* _TASK DIRECTIONS_:
Please write out the lines of the data exactly, beginning with the first and ending with the line containing "Chart.register(...registerables);"; leave the pictures behind.

* _SOURCE MATERIAL_:
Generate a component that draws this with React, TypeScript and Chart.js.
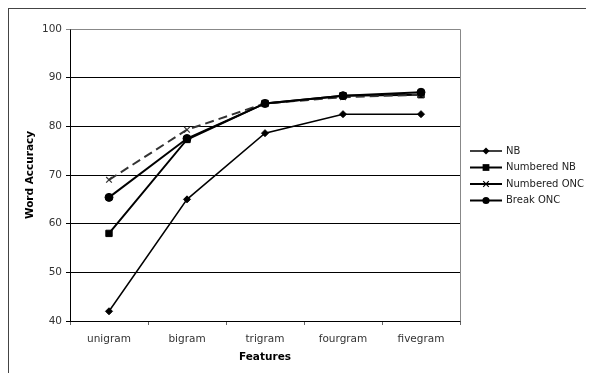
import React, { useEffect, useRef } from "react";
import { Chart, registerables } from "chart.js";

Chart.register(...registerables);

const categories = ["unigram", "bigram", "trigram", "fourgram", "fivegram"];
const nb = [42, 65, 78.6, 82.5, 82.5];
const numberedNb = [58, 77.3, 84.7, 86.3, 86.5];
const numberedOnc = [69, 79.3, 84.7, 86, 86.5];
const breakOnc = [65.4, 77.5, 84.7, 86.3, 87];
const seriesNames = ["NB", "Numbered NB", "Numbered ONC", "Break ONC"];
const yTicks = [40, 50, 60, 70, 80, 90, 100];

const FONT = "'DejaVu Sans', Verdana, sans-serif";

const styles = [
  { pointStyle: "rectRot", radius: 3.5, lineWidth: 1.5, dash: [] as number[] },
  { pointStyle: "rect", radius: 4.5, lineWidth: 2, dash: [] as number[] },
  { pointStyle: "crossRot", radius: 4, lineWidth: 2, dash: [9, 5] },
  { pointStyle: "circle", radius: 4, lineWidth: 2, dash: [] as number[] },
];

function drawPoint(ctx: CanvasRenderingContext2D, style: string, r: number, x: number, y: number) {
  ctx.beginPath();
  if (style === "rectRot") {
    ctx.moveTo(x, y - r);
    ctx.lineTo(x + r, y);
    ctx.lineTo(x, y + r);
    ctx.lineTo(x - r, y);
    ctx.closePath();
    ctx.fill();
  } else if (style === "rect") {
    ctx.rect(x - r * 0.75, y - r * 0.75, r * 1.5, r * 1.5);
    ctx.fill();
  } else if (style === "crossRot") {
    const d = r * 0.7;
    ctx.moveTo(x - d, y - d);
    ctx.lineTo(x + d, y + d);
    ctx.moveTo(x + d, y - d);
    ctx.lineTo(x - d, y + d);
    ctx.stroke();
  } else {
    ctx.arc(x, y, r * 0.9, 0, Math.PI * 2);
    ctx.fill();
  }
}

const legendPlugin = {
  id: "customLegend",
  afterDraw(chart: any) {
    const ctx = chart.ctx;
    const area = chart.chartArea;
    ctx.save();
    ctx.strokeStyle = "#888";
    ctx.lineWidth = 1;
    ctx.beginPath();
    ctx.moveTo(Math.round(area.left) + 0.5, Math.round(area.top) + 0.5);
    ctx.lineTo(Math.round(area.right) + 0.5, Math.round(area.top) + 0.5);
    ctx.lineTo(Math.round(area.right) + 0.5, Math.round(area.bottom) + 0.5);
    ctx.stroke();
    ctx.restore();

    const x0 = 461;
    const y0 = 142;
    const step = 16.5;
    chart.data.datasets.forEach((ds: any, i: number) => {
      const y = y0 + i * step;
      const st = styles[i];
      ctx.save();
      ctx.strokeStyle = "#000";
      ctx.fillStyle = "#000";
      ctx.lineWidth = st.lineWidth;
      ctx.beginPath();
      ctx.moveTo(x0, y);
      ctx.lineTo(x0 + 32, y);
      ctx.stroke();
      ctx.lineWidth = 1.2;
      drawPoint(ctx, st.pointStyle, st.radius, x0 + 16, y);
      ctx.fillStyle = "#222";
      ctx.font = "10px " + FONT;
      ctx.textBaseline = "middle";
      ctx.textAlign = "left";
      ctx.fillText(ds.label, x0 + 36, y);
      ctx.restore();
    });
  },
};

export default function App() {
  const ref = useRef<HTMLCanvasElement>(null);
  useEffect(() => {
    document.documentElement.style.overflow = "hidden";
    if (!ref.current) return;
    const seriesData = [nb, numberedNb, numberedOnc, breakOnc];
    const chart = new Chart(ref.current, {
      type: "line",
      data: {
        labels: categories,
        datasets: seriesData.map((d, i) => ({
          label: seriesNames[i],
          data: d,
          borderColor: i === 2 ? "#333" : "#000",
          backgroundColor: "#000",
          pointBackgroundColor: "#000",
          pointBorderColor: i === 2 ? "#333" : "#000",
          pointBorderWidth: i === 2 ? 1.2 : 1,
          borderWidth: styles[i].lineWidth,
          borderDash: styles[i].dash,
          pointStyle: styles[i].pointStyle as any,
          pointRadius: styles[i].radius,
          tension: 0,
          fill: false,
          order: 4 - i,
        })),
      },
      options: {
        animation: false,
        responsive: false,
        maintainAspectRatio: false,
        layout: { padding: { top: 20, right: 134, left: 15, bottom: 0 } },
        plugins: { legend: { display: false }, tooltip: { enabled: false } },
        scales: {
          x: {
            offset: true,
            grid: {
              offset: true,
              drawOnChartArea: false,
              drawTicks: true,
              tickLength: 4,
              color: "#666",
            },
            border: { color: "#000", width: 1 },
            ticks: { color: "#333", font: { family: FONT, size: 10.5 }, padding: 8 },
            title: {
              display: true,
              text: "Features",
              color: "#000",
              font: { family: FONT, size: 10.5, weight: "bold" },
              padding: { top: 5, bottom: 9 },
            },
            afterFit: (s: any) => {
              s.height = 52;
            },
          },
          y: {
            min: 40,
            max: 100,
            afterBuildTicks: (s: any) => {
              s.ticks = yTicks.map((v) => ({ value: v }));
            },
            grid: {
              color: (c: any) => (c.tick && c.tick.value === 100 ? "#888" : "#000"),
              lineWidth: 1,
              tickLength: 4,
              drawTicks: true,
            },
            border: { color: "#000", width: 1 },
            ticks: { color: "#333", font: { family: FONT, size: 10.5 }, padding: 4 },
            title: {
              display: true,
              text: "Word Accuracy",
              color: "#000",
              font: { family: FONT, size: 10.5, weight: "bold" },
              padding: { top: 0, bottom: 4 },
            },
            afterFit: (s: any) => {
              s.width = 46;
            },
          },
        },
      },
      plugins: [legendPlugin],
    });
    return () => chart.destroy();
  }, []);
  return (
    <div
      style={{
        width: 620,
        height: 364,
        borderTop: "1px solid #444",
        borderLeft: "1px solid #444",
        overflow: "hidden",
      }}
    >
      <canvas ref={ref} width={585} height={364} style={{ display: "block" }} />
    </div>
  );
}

* _OUTPUT OF THE EXERCISE_:
Generate a component that draws this with React, TypeScript and Chart.js.
import React, { useEffect, useRef } from "react";
import { Chart, registerables } from "chart.js";

Chart.register(...registerables);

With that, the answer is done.